John watched him go, and when he was sure Sherlock was gone, he closed his eyes and sighed.

He didn't mind so much the near-constant abductions—at least, not anymore. He didn't mind being waked at all hours of the night to paw through stacks of books or sneak into the flats of vacationing government officials or be the rabbit in any number of Sherlock's experiments. He didn't mind the sulking or the tantrums or the seeming impossibility of living with a deranged genius—because there were certainly benefits to this life. There were the impromptu violin compositions in the stillness of a Sunday afternoon. There were the breathtaking glimpses at what very well may be the next phase of human evolution, a peek at the Übermensch through the portals of Sherlock's prismatic eyes. There was a friendship at the end of the day, a friendship that obliterated any relationship that pretended to be more significant. He belonged with Sherlock. He knew that. Sherlock's absence after that awful dive from Bart's roof had drilled the lesson into his soul.
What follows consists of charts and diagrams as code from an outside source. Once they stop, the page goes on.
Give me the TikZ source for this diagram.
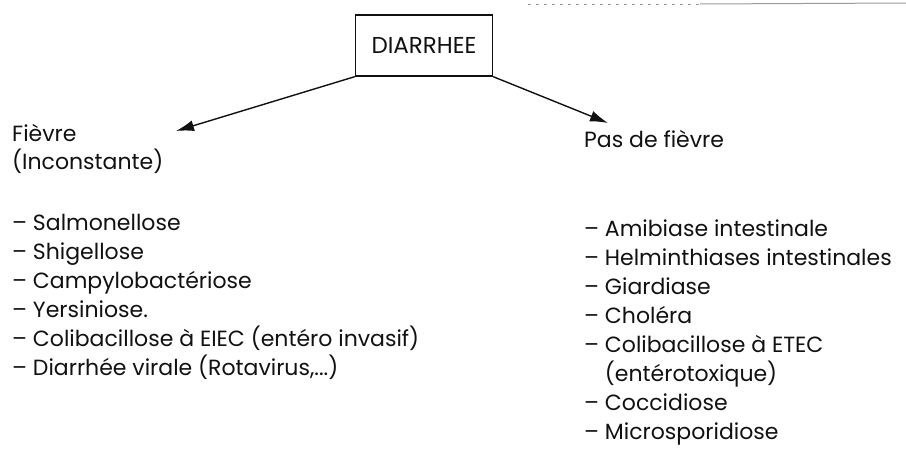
\documentclass[tikz,border=0pt]{standalone}
\usepackage{fontspec}
\setmainfont{Poppins}
\usepackage{xcolor}
\definecolor{inkDark}{HTML}{111111}
\definecolor{scanGray}{HTML}{9A9A9A}
\usetikzlibrary{positioning,calc,arrows.meta}
\newcommand{\etcDots}{...}
\tikzset{%
  titleBox/.style={%
    rectangle,
    draw=inkDark,
    line width=1.3pt,
    minimum width=137pt,
    minimum height=61pt,
    font=\fontsize{23}{26}\selectfont,
    text=inkDark
  },
  headText/.style={%
    anchor=base west,
    inner sep=0pt,
    font=\fontsize{22}{26}\selectfont,
    text=inkDark
  },
  listItem/.style={%
    anchor=base west,
    inner sep=0pt,
    font=\fontsize{22}{26}\selectfont,
    text=inkDark
  },
  arrowLine/.style={%
    -{Latex[length=18pt,width=11pt]},
    line width=1.4pt,
    color=inkDark
  },
  scanLine/.style={%
    line width=1pt,
    color=scanGray
  }
}

\begin{document}
\begin{tikzpicture}[x=1pt,y=-1pt]
  \useasboundingbox (0,0) rectangle (906,450);

  \node[titleBox] (diarrhee) at (424,45.5) {DIARRHEE};

  \node[headText] (fievre) at (12,141) {Fièvre};
  \node[headText, below=28pt of fievre.base west, anchor=base west] (inconst) {(Inconstante)};
  \node[headText] (pasFievre) at (584,147) {Pas de fièvre};

  % avec fievre
  \foreach \entry [count=\i] in {Salmonellose, Shigellose, Campylobactériose, Yersiniose., {Colibacillose à EIEC (entéro invasif)}, {Diarrhée virale (Rotavirus,\etcDots)}}
    \node[listItem] (avec\i) at (12,{230+29*(\i-1)}) {–\ \entry};

  % sans fievre
  \foreach \entry [count=\i] in {Amibiase intestinale, Helminthiases intestinales, Giardiase, Choléra, Colibacillose à ETEC}
    \node[listItem] (sans\i) at (584,{236+29*(\i-1)}) {–\ \entry};
  \node[listItem, below=29pt of sans5.base west, anchor=base west] (sans6) {\phantom{–\ }(entérotoxique)};
  \node[listItem, below=29pt of sans6.base west, anchor=base west] (sans7) {–\ Coccidiose};
  \node[listItem, below=29pt of sans7.base west, anchor=base west] (sans8) {–\ Microsporidiose};

  \coordinate (tipLeft) at (176,131);
  \coordinate (tipRight) at (608,123);
  \draw[arrowLine] (diarrhee.south west) -- (tipLeft);
  \draw[arrowLine] (diarrhee.south east) -- (tipRight);

  \draw[scanLine, dash pattern=on 3pt off 5pt] (528,4) -- (700,4);
  \draw[scanLine] (700,4) -- (906,3);
\end{tikzpicture}
\end{document}
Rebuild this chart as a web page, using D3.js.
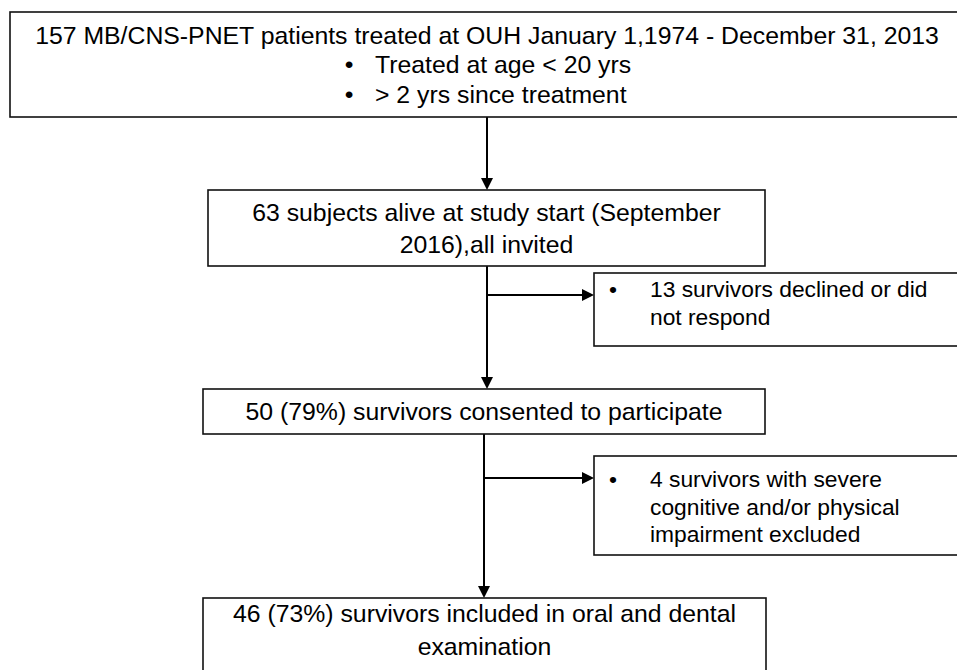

What he minded was the physical restlessness of his libido. The range of available women in the greater London area who were willing to put up with these shenanigans had thinned to the point of desperation, and he'd finally given up his search for that one singular soul who could bear it. He'd briefly considered employing the services of a professional, but . . .no. He was a doctor and an army veteran. It would be just too sad to resort to paying for sex. Besides, he'd never enjoyed wearing a condom during sex. He was too damned old for this relentless single-life churn, too old to wear the mask of the interested suitor when nobody, simply nobody, could be as interesting as his own flatmate. Nobody could supplant Sherlock. It was a singular, aggravating, fascinating, and infuriating fact of his condition.

There was only one possible solution.

Captain John Hamish Watson, formerly of the Fifth Northumberland Fusiliers, was not gay, but for the sake of his continued sanity he was going to find a way to seduce Sherlock Holmes.